Nowadays, technology advancements such as Artificial Intelligence and Machine Learning algorithms are being used in banking to identify fraudulent behavior more precisely in real-time and with a lower percentage of incorrect declines.
Many businesses are affected by fraud detection, including banking and financial services, insurance, healthcare, government agencies, and so on. In plain terms, fraud detection is a mechanism for detecting and blocking suspicious activity to prevent businesses from being jeopardized.
What is fraud detection?
Fraud can be an extremely adaptable and technologically sophisticated activity. As a result, the more technology on the market, the more advanced the methods for detecting and fighting fraud should become.
Examples of fraudulent techniques in Fintech
- Fake papers and credit cards are used to commit loan fraud
- Insurance fraud is a serious problem
- Theft of a bank account
- Fraudulent use of credit and debit cards
- Mobile fraud is on the rise
- Identity theft is a serious problem
- Money laundering
- False account statements are used to commit tax fraud
When a scam is committed, the victim is not the only one who suffers, but also the financial institution that is involved, which suffers negative publicity.
As a result, Fintech organizations are actively looking for fraud detection solutions based on modern technologies such as Artificial Intelligence (AI) and Machine Learning.
Why is fraud detection in Fintech important?
As the amount of electronic transactions continues to rise, identifying and preventing fraud using traditional approaches and data analysis becomes increasingly difficult. End-users are still unable to protect themselves against fraud, as it becomes more complex and technologically advanced while building products.
The amount of data in every industry is increasing at an exponential rate, which makes spotting fraud for fintech companies more difficult. Machine Learning systems are required to deal with massive volumes of data. Deep learning fraud detection allows for the identification of hidden fraud situations and well-masked correlations in data using a variety of Machine Learning-based methodologies.

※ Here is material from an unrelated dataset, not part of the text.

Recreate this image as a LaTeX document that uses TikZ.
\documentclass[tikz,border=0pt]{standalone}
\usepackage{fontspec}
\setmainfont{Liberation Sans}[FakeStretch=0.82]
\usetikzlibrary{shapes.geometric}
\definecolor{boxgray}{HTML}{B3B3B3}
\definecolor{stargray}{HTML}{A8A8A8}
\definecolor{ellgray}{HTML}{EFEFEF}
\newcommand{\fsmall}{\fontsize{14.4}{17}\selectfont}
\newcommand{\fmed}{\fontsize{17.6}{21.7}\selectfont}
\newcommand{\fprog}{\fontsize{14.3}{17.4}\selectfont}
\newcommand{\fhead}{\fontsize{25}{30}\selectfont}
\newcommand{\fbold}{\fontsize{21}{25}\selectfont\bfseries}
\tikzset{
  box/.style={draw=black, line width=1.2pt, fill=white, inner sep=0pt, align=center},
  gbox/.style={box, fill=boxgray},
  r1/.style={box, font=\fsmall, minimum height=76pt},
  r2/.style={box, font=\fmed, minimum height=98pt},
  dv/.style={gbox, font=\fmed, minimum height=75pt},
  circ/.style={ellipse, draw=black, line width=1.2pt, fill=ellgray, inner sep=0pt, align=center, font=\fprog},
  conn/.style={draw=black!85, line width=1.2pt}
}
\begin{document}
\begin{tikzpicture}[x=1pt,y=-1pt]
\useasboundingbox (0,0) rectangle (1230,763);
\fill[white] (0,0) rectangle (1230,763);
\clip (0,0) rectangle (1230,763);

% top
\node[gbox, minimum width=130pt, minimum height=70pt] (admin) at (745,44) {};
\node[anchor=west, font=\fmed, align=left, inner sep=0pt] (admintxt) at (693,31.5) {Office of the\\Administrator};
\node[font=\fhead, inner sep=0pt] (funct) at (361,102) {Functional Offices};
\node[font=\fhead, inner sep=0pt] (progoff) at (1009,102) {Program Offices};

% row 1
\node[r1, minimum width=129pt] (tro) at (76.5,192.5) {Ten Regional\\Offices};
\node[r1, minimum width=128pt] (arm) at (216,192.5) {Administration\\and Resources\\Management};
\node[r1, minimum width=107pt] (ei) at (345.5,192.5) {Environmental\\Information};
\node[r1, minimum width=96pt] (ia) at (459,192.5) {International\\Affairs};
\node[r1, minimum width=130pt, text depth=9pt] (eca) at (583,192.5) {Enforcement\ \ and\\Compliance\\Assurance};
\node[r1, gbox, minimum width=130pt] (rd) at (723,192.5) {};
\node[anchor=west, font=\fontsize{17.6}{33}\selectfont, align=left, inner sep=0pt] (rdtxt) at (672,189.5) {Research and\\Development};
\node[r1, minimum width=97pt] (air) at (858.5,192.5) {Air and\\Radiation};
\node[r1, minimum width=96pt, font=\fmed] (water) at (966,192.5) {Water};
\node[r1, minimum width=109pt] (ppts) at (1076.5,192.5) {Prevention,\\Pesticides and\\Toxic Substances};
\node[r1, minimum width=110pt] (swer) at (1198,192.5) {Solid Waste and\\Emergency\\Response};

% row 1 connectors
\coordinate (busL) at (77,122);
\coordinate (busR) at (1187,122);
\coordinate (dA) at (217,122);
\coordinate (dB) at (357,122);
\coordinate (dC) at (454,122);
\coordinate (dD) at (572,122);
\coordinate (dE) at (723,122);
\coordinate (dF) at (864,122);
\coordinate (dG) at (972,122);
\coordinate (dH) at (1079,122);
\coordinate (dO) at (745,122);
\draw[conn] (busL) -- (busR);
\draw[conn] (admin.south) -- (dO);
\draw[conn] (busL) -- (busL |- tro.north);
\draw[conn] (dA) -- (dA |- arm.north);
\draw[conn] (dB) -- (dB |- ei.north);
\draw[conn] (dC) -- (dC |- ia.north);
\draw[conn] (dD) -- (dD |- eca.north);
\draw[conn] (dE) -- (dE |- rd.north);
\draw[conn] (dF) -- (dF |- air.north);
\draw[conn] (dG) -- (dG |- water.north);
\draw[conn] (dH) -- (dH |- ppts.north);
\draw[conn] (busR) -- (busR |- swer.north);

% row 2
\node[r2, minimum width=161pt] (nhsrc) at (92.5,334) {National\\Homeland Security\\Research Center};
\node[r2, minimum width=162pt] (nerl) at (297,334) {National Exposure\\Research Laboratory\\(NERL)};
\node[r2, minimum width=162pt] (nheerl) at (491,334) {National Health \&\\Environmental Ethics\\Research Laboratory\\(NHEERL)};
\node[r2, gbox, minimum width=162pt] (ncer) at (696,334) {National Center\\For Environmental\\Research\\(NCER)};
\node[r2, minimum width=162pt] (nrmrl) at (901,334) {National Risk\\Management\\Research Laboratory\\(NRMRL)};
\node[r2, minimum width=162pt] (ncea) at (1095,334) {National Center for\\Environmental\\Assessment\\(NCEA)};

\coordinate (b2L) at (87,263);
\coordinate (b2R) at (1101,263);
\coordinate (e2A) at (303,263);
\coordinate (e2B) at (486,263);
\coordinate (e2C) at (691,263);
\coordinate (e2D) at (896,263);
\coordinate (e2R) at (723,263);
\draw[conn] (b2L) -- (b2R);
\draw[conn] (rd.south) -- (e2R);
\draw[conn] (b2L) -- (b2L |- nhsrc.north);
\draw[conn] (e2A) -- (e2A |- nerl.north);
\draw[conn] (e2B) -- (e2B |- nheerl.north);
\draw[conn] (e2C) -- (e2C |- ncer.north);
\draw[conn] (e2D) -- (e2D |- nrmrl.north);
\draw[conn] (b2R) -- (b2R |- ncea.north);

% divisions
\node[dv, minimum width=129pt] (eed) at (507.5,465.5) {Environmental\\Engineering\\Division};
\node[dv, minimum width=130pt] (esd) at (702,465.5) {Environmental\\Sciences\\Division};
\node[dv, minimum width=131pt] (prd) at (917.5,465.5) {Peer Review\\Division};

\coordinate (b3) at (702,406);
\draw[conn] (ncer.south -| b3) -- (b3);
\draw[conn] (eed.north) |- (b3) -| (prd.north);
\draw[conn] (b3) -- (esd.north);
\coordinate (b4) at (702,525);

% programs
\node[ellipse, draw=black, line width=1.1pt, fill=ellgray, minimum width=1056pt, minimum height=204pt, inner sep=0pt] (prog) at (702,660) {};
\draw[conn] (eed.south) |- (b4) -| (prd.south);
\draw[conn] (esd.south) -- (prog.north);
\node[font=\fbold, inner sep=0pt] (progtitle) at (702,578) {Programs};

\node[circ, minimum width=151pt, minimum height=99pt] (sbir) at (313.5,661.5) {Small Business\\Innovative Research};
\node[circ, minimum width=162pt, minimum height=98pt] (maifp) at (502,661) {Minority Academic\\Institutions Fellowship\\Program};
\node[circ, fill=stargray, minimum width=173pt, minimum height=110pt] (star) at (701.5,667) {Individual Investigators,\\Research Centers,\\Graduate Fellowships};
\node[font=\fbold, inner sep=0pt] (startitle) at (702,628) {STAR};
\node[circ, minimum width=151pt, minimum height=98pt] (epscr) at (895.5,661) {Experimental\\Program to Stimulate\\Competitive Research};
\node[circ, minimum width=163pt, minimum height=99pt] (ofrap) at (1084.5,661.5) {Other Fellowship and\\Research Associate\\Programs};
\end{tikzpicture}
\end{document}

The role of Artificial Intelligence and Machine Learning in detecting financial crimes and scams
Both e-sellers and customers have an interest in keeping fraud away, and AI and ML are the most effective options for both detection and prevention that we currently have.
Fraud prevention teams have fought for years to detect and prevent fraud, especially as strategies become more sophisticated with each passing year.
Machine-learning technology gives fraud control teams unique insights and support by detecting fraud as it occurs and responding rapidly to stop it before any damage is done. Machine Learning technology has a reduced learning cycle because it does not require rebuilding the model in batches and instead modifies it dynamically with each new data.
- While human tests can take days, if not weeks, an ML-driven system with smart data processing capabilities can process data in real-time and provide a result in milliseconds. What’s the result? Decisions and reporting will be made very quickly.
- ML-driven software can identify fraud situations and trends by evaluating prior patterns of fraudulent activity, thanks to its forecasting capabilities. The predicting capability of Machine Learning-based fraud detection systems can give you a competitive advantage.
- Automation is that consistent trend that has remained on top for years and will continue to do so in the future. Fraud detection Machine Learning algorithms provide complete automation of different banking and financial procedures, eliminating human errors and any potential internal fraudulent behavior caused by human participation.
To tackle hackers, more leading banks and financial institutions are already using Machine Learning-based fraud detection technologies.
Mastercard can be a great example. It tracks and processes numerous details linked to the transaction, such as the location of the transaction and the device on which it occurred, as well as purchase data, using an ML-based fraud detection system. Throughout the process, the system evaluates account activity and offers a real-time decision on whether a transaction is fraudulent.
Detecting and preventing fraud must be a dynamic and ongoing process because scammers are continuously looking for new ways and techniques to steal money and personal information.
It’s important to remember that fraud prevention is a dynamic process. Monitoring, detection, decisions, case management, and learning are all part of the cycle.
Your fraud detection system must continuously learn from fraud occurrences and apply the information gained in monitoring and detection procedures.
When developing fraud detection Machine Learning algorithms, you must create a model that can distinguish between genuine and fraudulent actions while also adapting to the new and previously unknown fraud strategies. That is, your Machine Learning algorithms must learn the proper information.
As you can see, a good fraud detection and prevention system should be able to detect fraud and highlight transactions that need to be investigated.
The Machine Learning fraud detection system should be able to learn the proper things from the complex data patterns you have, therefore data analytics should be the foundation of your solution.
To develop better models, well-architected Machine Learning models should allow for the usage of rich data after fraud events. It should provide financial trends and forecasts, as well as assist your company’s analytics in identifying potential flaws in new products and areas of business and gaining insights for improved operational safety.